Saturday, September 25, 2010

Critical Mass: September 24, 2010

If you're going to be an Ea-pea, you've got to ride a bicycle; it's that simple. But even if you aren't an ea-pea, you should still ride a bicycle because it runs on fat and saves you money, as opposed to a car that runs on money and makes you fat.

The problem is that for many would-be-heroes, the streets can be a scary place. While I welcome the traffic whizzing by me dangerously close, because I get to thumb my nose at the drivers and look smug when they have to stop during traffic jams, and I pass on by them again, I realize that not all people are as keen as me on the idea of being a road warrior for awesomeness. Thankfully then, there is an event called Critical Mass in Halifax that runs on the last Friday of every month (and indeed in over 300 other cities around the world).

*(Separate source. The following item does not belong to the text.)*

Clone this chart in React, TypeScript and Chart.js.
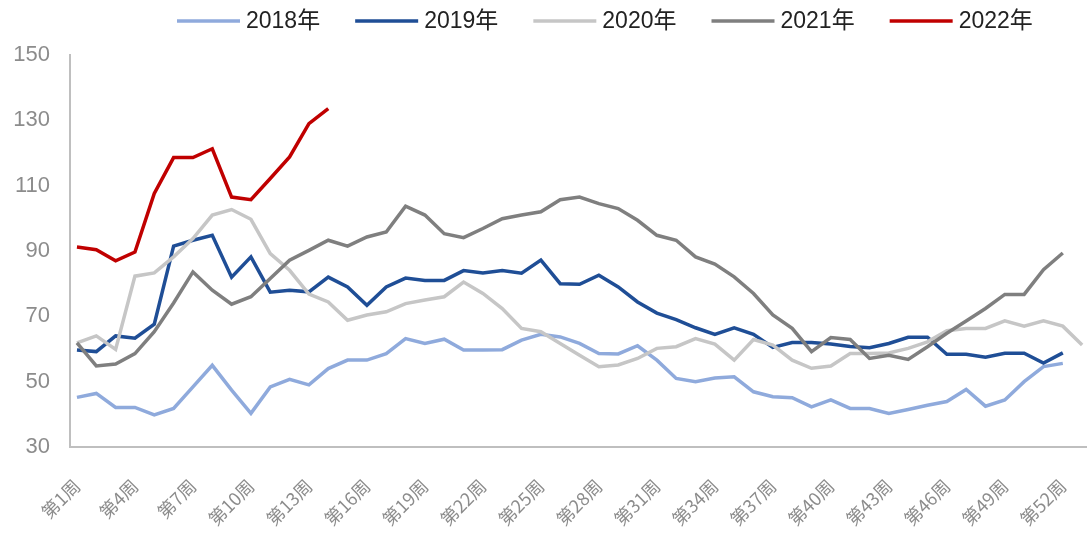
import { useEffect, useRef } from 'react';
import { Chart, registerables } from 'chart.js';

Chart.register(...registerables);

const weekLabels = [
  '第1周', '第2周', '第3周', '第4周', '第5周', '第6周', '第7周', '第8周', '第9周', '第10周',
  '第11周', '第12周', '第13周', '第14周', '第15周', '第16周', '第17周', '第18周', '第19周', '第20周',
  '第21周', '第22周', '第23周', '第24周', '第25周', '第26周', '第27周', '第28周', '第29周', '第30周',
  '第31周', '第32周', '第33周', '第34周', '第35周', '第36周', '第37周', '第38周', '第39周', '第40周',
  '第41周', '第42周', '第43周', '第44周', '第45周', '第46周', '第47周', '第48周', '第49周', '第50周',
  '第51周', '第52周', '第53周',
];

const seriesNames = ['2018年', '2019年', '2020年', '2021年', '2022年'];

const y2018 = [
  45.2, 46.4, 42.1, 42.1, 39.8, 41.8, 48.4, 55, 47.4, 40.3,
  48.4, 50.7, 49, 54, 56.6, 56.6, 58.6, 63.2, 61.7, 63,
  59.7, 59.7, 59.8, 62.7, 64.5, 63.7, 61.7, 58.6, 58.5, 61,
  56.6, 51, 50, 51.1, 51.5, 46.9, 45.4, 45.1, 42.3, 44.4,
  41.8, 41.8, 40.3, 41.5, 42.8, 43.9, 47.6, 42.5, 44.4, 50,
  54.6, 55.6,
];

const y2019 = [
  59.7, 59.2, 64, 63.3, 67.6, 91.5, 93.3, 94.8, 82, 88.2,
  77.4, 78, 77.5, 82, 79, 73.4, 79, 81.7, 81, 81,
  84, 83.3, 84, 83.2, 87.2, 80, 79.8, 82.6, 79, 74.4,
  71, 69, 66.5, 64.5, 66.5, 64.5, 60.5, 62, 62, 61.5,
  60.8, 60.4, 61.7, 63.6, 63.6, 58.4, 58.4, 57.5, 58.7, 58.7,
  55.7, 58.8,
];

const y2020 = [
  61.9, 64, 59.9, 82.3, 83.3, 88.2, 93.8, 101, 102.7, 99.7,
  89.2, 84.1, 76.8, 74.4, 68.8, 70.4, 71.4, 73.9, 75, 76,
  80.5, 77, 72.4, 66.3, 65.3, 61.7, 58.1, 54.6, 55.1, 57.1,
  60.2, 60.7, 63.2, 61.5, 56.6, 62.9, 61.2, 56.6, 54.1, 54.8,
  58.6, 58.6, 58.8, 60.2, 62.2, 65.6, 66.3, 66.3, 68.6, 67,
  68.6, 67, 61.2,
];

const y2021 = [
  61.9, 54.8, 55.4, 58.6, 65.3, 74.1, 83.6, 78, 73.7, 76,
  81.6, 87.2, 90.2, 93.3, 91.5, 94.3, 95.8, 103.7, 101, 95.3,
  94.1, 96.9, 99.9, 101, 102, 105.7, 106.5, 104.5, 103, 99.4,
  94.8, 93.3, 88.2, 86, 82.1, 77, 70.4, 66.3, 59.2, 63.5,
  62.9, 57.1, 58.1, 56.8, 60.7, 64.8, 68.6, 72.4, 76.7, 76.7,
  84.3, 89.4,
];

const y2022 = [
  91.2, 90.4, 87, 89.7, 107.6, 118.6, 118.6, 121.3, 106.5, 105.7,
  112.2, 118.8, 129, 133.6,
];

const yTicks = [30, 50, 70, 90, 110, 130, 150];

const allSeries = [y2018, y2019, y2020, y2021, y2022];
const colors = ['#8FAADC', '#1F4E96', '#C6C6C6', '#7F7F7F', '#C00000'];

const legendPlugin = {
  id: 'topLegend',
  afterDraw(chart: any) {
    const ctx = chart.ctx;
    ctx.save();
    ctx.font = '23px "Liberation Sans", Arial, "Noto Sans CJK SC", sans-serif';
    ctx.textBaseline = 'middle';
    ctx.textAlign = 'left';
    let x = 177;
    const y = 21;
    chart.data.datasets.forEach((ds: any) => {
      ctx.strokeStyle = ds.borderColor;
      ctx.lineWidth = 3.5;
      ctx.beginPath();
      ctx.moveTo(x, y);
      ctx.lineTo(x + 63, y);
      ctx.stroke();
      ctx.fillStyle = '#222222';
      ctx.fillText(ds.label, x + 69, y + 1);
      const w = ctx.measureText(ds.label).width;
      x += 69 + w + 35;
    });
    ctx.restore();
  },
};

export default function App() {
  const ref = useRef<HTMLCanvasElement | null>(null);

  useEffect(() => {
    if (!ref.current) return;
    const tickIdx = weekLabels.map((_, i) => i).filter((i) => i % 3 === 0 && i < 52);
    const datasets = allSeries.map((vals, k) => ({
      label: seriesNames[k],
      data: vals.map((v, i) => ({ x: i, y: v })),
      borderColor: colors[k],
      backgroundColor: colors[k],
      borderWidth: 3.5,
      pointRadius: 0,
      tension: 0,
      fill: false,
      order: 5 - k,
    }));
    const chart = new Chart(ref.current, {
      type: 'line',
      data: { datasets },
      plugins: [legendPlugin],
      options: {
        animation: false,
        responsive: true,
        maintainAspectRatio: false,
        layout: { padding: { top: 55, right: 2, left: 0, bottom: 0 } },
        plugins: { legend: { display: false }, tooltip: { enabled: false } },
        scales: {
          x: {
            type: 'linear',
            min: -0.36,
            max: 52.2,
            grid: { display: false, drawTicks: false },
            border: { display: true, color: '#BFBFBF', width: 2 },
            afterBuildTicks: (s: any) => {
              s.ticks = tickIdx.map((v) => ({ value: v }));
            },
            afterFit: (s: any) => {
              s.height = 104;
              s.paddingLeft = 0;
              s.paddingRight = 0;
            },
            ticks: {
              autoSkip: false,
              minRotation: 45,
              maxRotation: 45,
              padding: 28,
              color: '#8C8C8C',
              font: { size: 18, family: '"Noto Sans CJK SC", sans-serif' },
              callback: (v: any) => weekLabels[v] ?? '',
            },
          },
          y: {
            min: 30,
            max: 150,
            grid: { display: false, drawTicks: false },
            border: { display: true, color: '#BFBFBF', width: 2 },
            afterBuildTicks: (s: any) => {
              s.ticks = yTicks.map((v) => ({ value: v }));
            },
            afterFit: (s: any) => {
              s.width = 70;
            },
            ticks: {
              padding: 20,
              color: '#8C8C8C',
              font: { size: 22, family: '"Liberation Sans", Arial, sans-serif' },
            },
          },
        },
      } as any,
    });
    return () => chart.destroy();
  }, []);

  return (
    <div style={{ position: 'fixed', left: 0, top: 0, width: 1088, height: 551, background: '#fff' }}>
      <canvas ref={ref} />
    </div>
  );
}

Critical Mass is essentially a semi-organized ride that celebrates being the most powerful force on the road, as it provides strength in numbers for two-wheeled obesity fighters. While the idea and concept of mass rides originated in the late seventies in Sweden (of course), it was not until 1992 in San Franscisco that the spectacle became a regular event.

While Critical Mass bicycle tours are often described as "protests" in the media, the participants themselves describe it as a "celebration of cycling," and this gets them around the sticky legal requirement of giving police advanced notice of an planned protest.

What generally happens at a Critical Mass style event is that any cyclist who wishes to join meets up at a pre-arranged meeting place and the course for the ride is determined by whoever is in front at any particular moment. When it comes to intersections, one or two riders will stop their bicycles and block or "cork" the oncoming traffic until all of the other cyclists have made it through. The rest of the cyclists ring their bells or cheer at the pitiful drivers who feel terrorized by the cyclists for a change (my words and feeling, not necessarily the official position of the organizers).

On September 24 I made my first ride in a Critical Mass event, and I must say that it was brilliant. While I didn't know anyone at first, I made a number of acquaintances along the ride and enjoyed for the first time being able to ride where I pleased without having to constantly look over my shoulder for oncoming murderers... I mean drivers.

I will make it a regular part of my routine to ride in every Critical Mass event that I can until I leave Halifax. To paraphrase Bill Nye: there's something wrong with a society that drives a car to the gym to ride a stationary bicycle. Furthermore, commuting to work in a car increases your nation's dependency on oil (mostly "foreign"), which in turn drives the demand for American "wars on terror", not to mention fuelling extremist fundamentalist terrorism. I don't have any facts for that, but I'm pretty sure it's true. In any event, it's best to be safe rather than sorry. Therefore I say to you, stop supporting terrorism; ride a bicycle.

(The unofficial organizer addresses the crowd of cyclists at Victoria Park underneath the Robbie Burns statue, before the big ride. This month's ride was in honour of a cyclist who was killed when he was hit by a transport truck attempting to pass on the highway.)

(The best scene in Halifax: dozens of cyclists blocking traffic.)

(Happy cyclist on Spring Garden Road. No, it's not me.)

(Where do you stop when you're a cyclist? If you have 60 friends, you stop wherever you want. Take that car drivers!)